Both California and Texas hold decisive electoral votes, so now many political leaders must ritualistically seek the blessing of groups like the National Council de La Raza to obtain the Mexican-American vote. When Mexican President Ernst Zedillo spoke to La Raza in 1997 and uttered the words, "I have proudly proclaimed that the Mexican nation extends beyond the territory enclosed by its borders," members of La Raza jumped to their feet in thunderous applause.
No longer a fringe concept, there is now substantial political leverage behind those demanding that the American Southwest become Mexican. Not too long ago, politicians in New Mexico debated changing the state's name to "Nuevo Mexico." California Prop 187, a measure denying further state benefits to illegal immigrants, was struck down after a lawsuit initiated by the League of United Latin American Citizens (LULAC) challenged the constitutionality of the proposition.
Constitutionality? For illegal immigrants?
California legislator Art Torres called Prop 187 "the last gasp of white America." The President of LULAC was very direct, saying, "California is going to be a Mexican state. We are going to control all of the institutions. If people don't like it, they should leave." The Mayor of Los Angeles, Antonio Villaraigosa, who once chaired the UCLA chapter of MEChA, ran on a slogan of "Los Angeles Today, Alta California Tomorrow."
The Mexican government is encouraging this process of conquest, with former Mexican Consul General José Pescador Osuna remarking, "Even though I am saying this part serious, part joking, I think we are practicing La Reconquista in California." Some U.S. towns have already partially seceded to Mexico. El Cenizo, Texas has declared the town language Spanish, ordered that all business be conducted in Spanish, and has made talking with immigration authorities a firing offense. Mexico's outright invasion of America has taken on some not-so-subtle tones. Mexican military incursions into the U.S. to protect Mexico's drug trade are now frequent. The Department of Homeland Security records 231 since 1996.
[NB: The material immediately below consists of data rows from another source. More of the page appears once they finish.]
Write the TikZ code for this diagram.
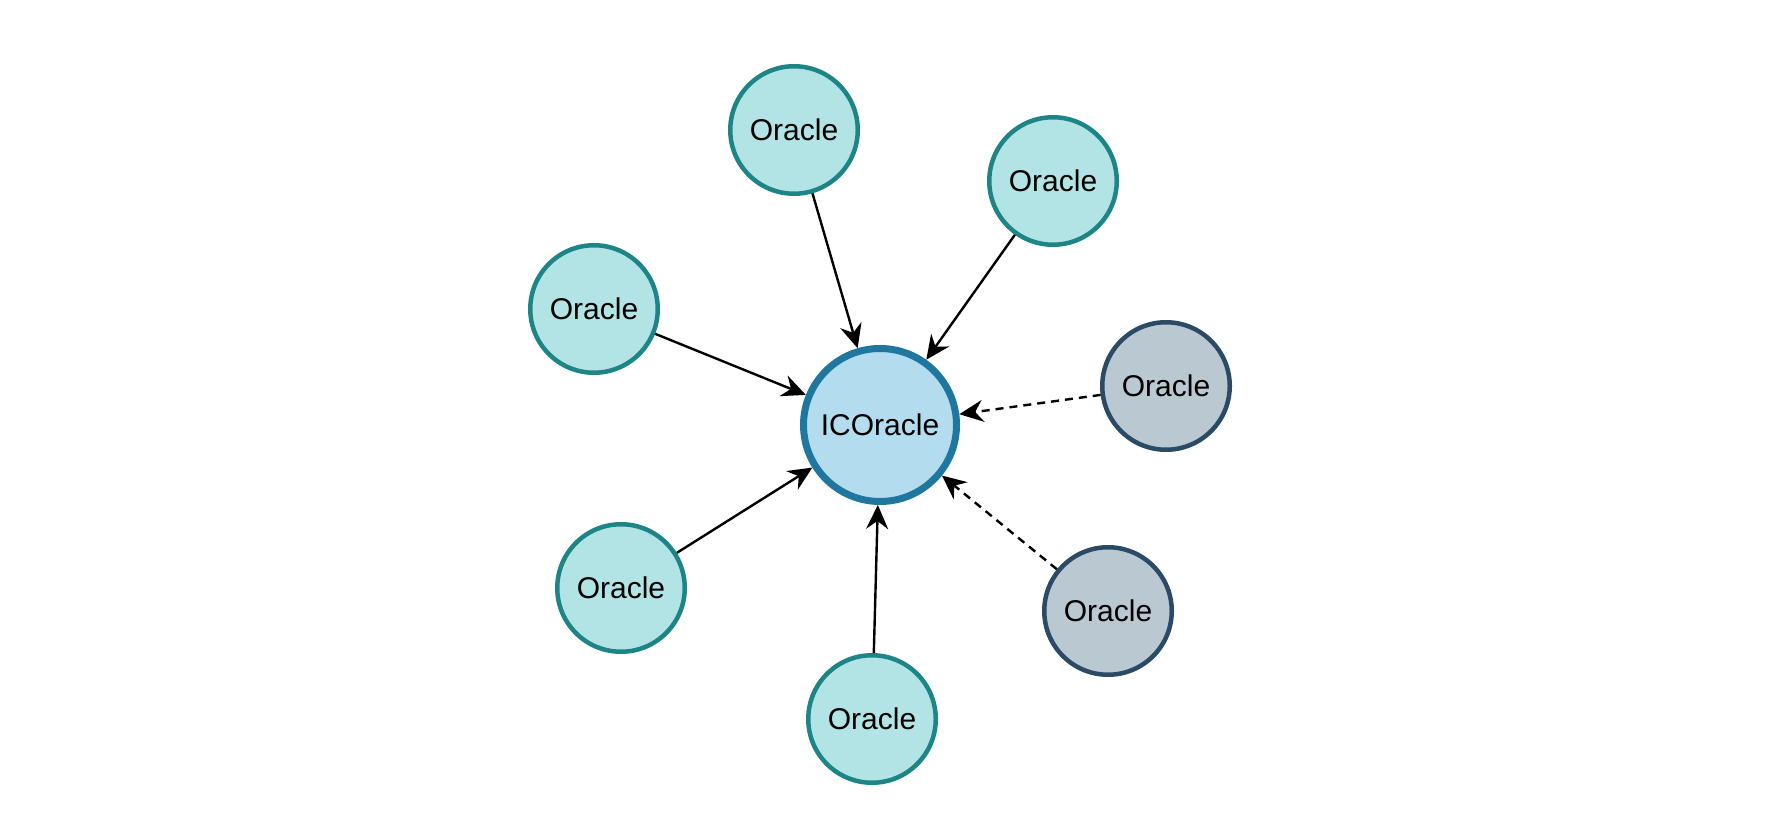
\documentclass[tikz,border=0pt]{standalone}
\usepackage{fontspec}
\setmainfont{Liberation Sans}
\usetikzlibrary{arrows.meta}
\definecolor{oraclefill}{HTML}{B2E4E5}
\definecolor{oracleline}{HTML}{1E8587}
\definecolor{icfill}{HTML}{B3DDEF}
\definecolor{icline}{HTML}{1F77A0}
\definecolor{grayfill}{HTML}{BAC8D2}
\definecolor{grayline}{HTML}{2B4A66}
\begin{document}
\begin{tikzpicture}[x=0.5pt,y=0.5pt,
    oracle/.style={circle, draw=oracleline, fill=oraclefill, line width=2.25pt,
        minimum size=63.75pt, inner sep=0pt, font=\fontsize{15pt}{18pt}\selectfont},
    offline/.style={oracle, draw=grayline, fill=grayfill},
    icoracle/.style={oracle, draw=icline, fill=icfill, line width=3.5pt, minimum size=76.5pt},
    feed/.style={line width=1.2pt, -{Stealth[length=12pt,width=11pt,inset=4pt]}},
    feeddashed/.style={feed, dash pattern=on 4pt off 3pt}]
    \useasboundingbox (0,0) rectangle (1770,836);

    \node[icoracle] (ic) at (880,411) {ICOracle};

    \node[oracle] (top) at (794,706) {Oracle};
    \node[oracle] (topright) at (1053,655) {Oracle};
    \node[oracle] (left) at (594,527) {Oracle};
    \node[oracle] (botleft) at (621,248) {Oracle};
    \node[oracle] (bottom) at (872,117) {Oracle};
    \node[offline] (right) at (1166,450) {Oracle};
    \node[offline] (botright) at (1108,225) {Oracle};

    \foreach \src in {top,topright,left,botleft,bottom}
        \draw[feed] (\src) -- (ic);
    \foreach \src in {right,botright}
        \draw[feeddashed] (\src) -- (ic);
\end{tikzpicture}
\end{document}
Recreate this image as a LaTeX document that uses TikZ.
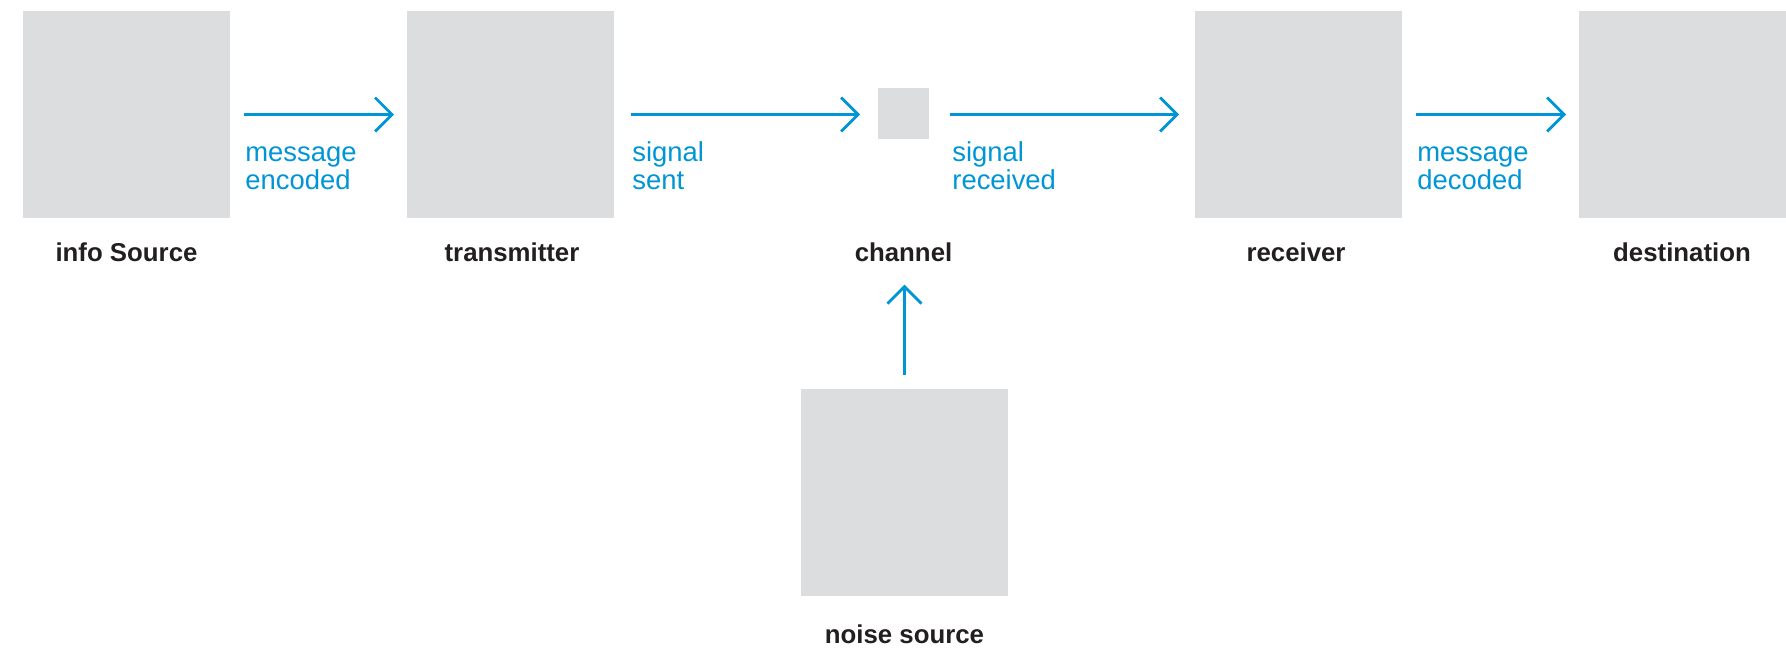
\documentclass[tikz,border=0pt]{standalone}
\usepackage{fontspec}
\setmainfont{Liberation Sans}
\usetikzlibrary{arrows.meta}
\definecolor{boxgrey}{HTML}{DCDDDF}
\definecolor{flowblue}{HTML}{0096D6}
\definecolor{labelink}{HTML}{231F20}

\begin{document}
\begin{tikzpicture}[x=0.5pt,y=-0.5pt,
  stage/.style={fill=boxgrey, draw=none, minimum size=103.5pt, inner sep=0pt, outer sep=0pt},
  chan/.style={fill=boxgrey, draw=none, minimum size=25.5pt, inner sep=0pt, outer sep=0pt},
  caption/.style={font=\bfseries\fontsize{12.9pt}{15pt}\selectfont, text=labelink, anchor=base, inner sep=0pt},
  flowlabel/.style={font=\fontsize{13.7pt}{13.6pt}\selectfont, text=flowblue, align=left, anchor=base west, inner sep=0pt},
  flow/.style={draw=flowblue, line width=1.4pt, -{Straight Barb[length=8.5pt,width=17pt]}}
]
\useasboundingbox[fill=white] (0,0) rectangle (1786,650);

% stages of the chain
\node[stage] (src)   at (126.5,114.5) {};
\node[stage] (tx)    at (510.5,114.5) {};
\node[chan]  (ch)    at (903.5,113.5) {};
\node[stage] (rx)    at (1298.5,114.5) {};
\node[stage] (dst)   at (1682.5,114.5) {};
\node[stage] (noise) at (904.5,492) {};

% captions under the stages
\node[caption] (srccap)   at (126.5,261) {info Source};
\node[caption] (txcap)    at (512,261) {transmitter};
\node[caption] (chcap)    at (903.5,261) {channel};
\node[caption] (rxcap)    at (1296,261) {receiver};
\node[caption] (dstcap)   at (1682,261) {destination};
\node[caption] (noisecap) at (904.5,643) {noise source};

% flow labels (anchored at the baseline of their second line)
\node[flowlabel] (l1) at (245,189) {message\\encoded};
\node[flowlabel] (l2) at (632,189) {signal\\sent};
\node[flowlabel] (l3) at (952,189) {signal\\received};
\node[flowlabel] (l4) at (1417,189) {message\\decoded};

% connectors
\draw[flow, shorten <=7pt, shorten >=6.5pt] (src.east) -- (tx.west);
\draw[flow, shorten <=8.5pt, shorten >=9pt] (tx.east) -- (tx.east -| ch.west);
\draw[flow, shorten <=10.5pt, shorten >=8pt] (ch.east |- rx.west) -- (rx.west);
\draw[flow, shorten <=7pt, shorten >=6.5pt] (rx.east) -- (dst.west);
\draw[flow, shorten <=7pt, shorten >=11.5pt] (noise.north) -- (noise.north |- chcap.south);
\end{tikzpicture}
\end{document}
Jorge Castaneda, when he was still Mexico's Foreign Minister, remarked before Mexican reporters, "I like very much the metaphor of Gulliver, of ensnarling the giant ... Tying it down with nails, with thread, with 20,000 nets that bog it down: these nets being norms, principles, resolutions, agreements and bilateral, regional, and international covenants." This is official Mexican policy, yet we respond with Free Trade Agreements and open arms of friendship.
In order to demonstrate our lack of prejudice, we have welcomed enemies into our midst.
America is a generous nation. We're a society of many cultures. We embrace all people, of all races, and offer freedom to all who come with honest intentions. But Americans cannot continue to turn a blind eye to the intentions of our "peaceful" invaders.
Today, there are large numbers of individuals residing in the U.S. who neither consider themselves Americans nor want to become Americans. Some have organized into militant groups whose stated purpose is to overpopulate the southwestern United States and reclaim it for Mexico without firing a shot.
Will we continue to let Mexico dictate to the U.S.? Enough is enough. The time has come to defend ourselves.